The Federal Service for Supervision in Telecommunications, Information Technology and Mass Communications (Roskomnadzor) has filed a lawsuit to annul registration of the Rosbalt news agency due to “repeated serious violations” of a recent law forbidding taboo language in the media, it reported on its website on Oct. 4.
In the lawsuit, Roskomnadzor referred to warnings issued to Rosbalt over allegedly obscene language in two videos on the agency’s website.
Rosbalt news agency said that the lawsuit lacks ground and signals the start of censorship in Russia.
Yevgeny Zubarev, the St. Petersburg-based editor of Rosbalt’s video section, wrote on the agency’s website that the warnings issued in July were actually about links to two external videos, rather than Rosbalt’s own material.
One of the videos that Roskomnadzor objected to was “Like a Red Prison,” the most recent music video by feminist punk group Pussy Riot uploaded on YouTube on July 16.
The video showed the balaclava-wearing women performing on installations related to the oil and gas industry and a Rosneft gas station. In it, they poured black liquid over the portrait of Rosneft’s head Igor Sechin. The video contained an expletive, which, according to Zubarev, he missed when listening to the song the first time and discovered only upon receiving the warning from Roskomnadzor.

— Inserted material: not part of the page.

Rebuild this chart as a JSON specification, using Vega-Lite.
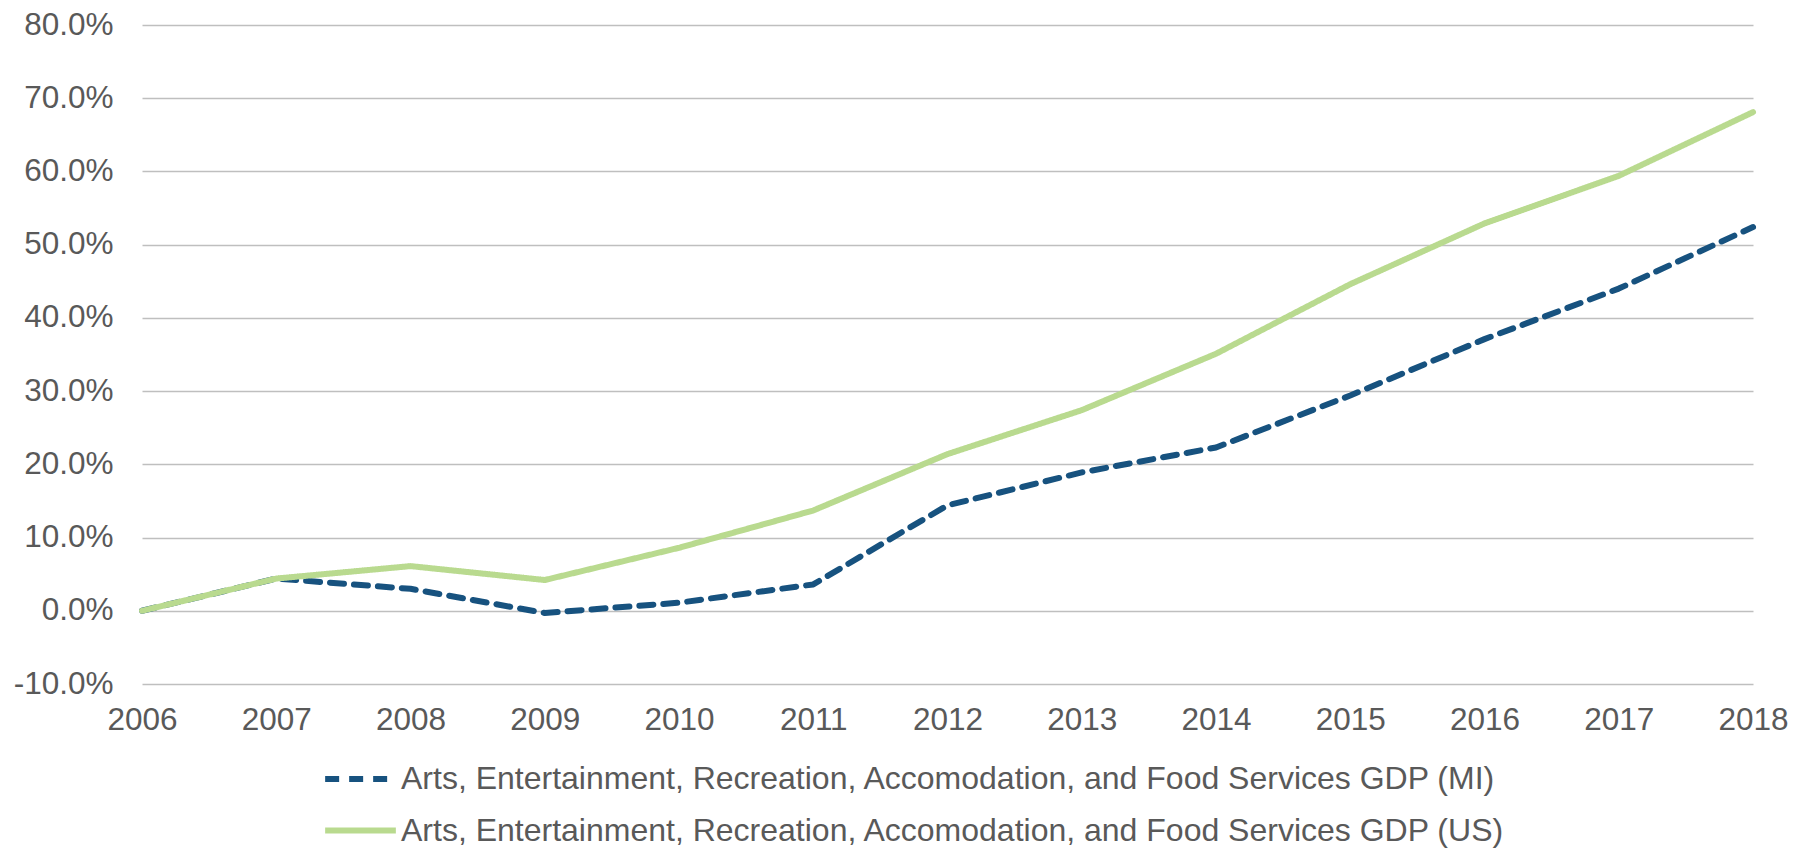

“I heard an obscenity in one instance and bleeped it out, but failed to catch it in another verse. The censors from Roskomnadzor were certain that they heard it,” Zubarev wrote.
“I edited the video once again after their claims and there are no expletives there anymore, but the officers happily ran to the court.”
Roskomnadzor reported about the warning issued to Rosbalt on its website on July 25.
Both videos were edited as soon as the warning was received and the censored versions were uploaded to Rosbalt’s website, according to Zubarev.
Zubarev suggested that the lawsuit meant that the command to deal with Rosbalt had been given “from the very top” and if so, the agency “faces a serious challenge.”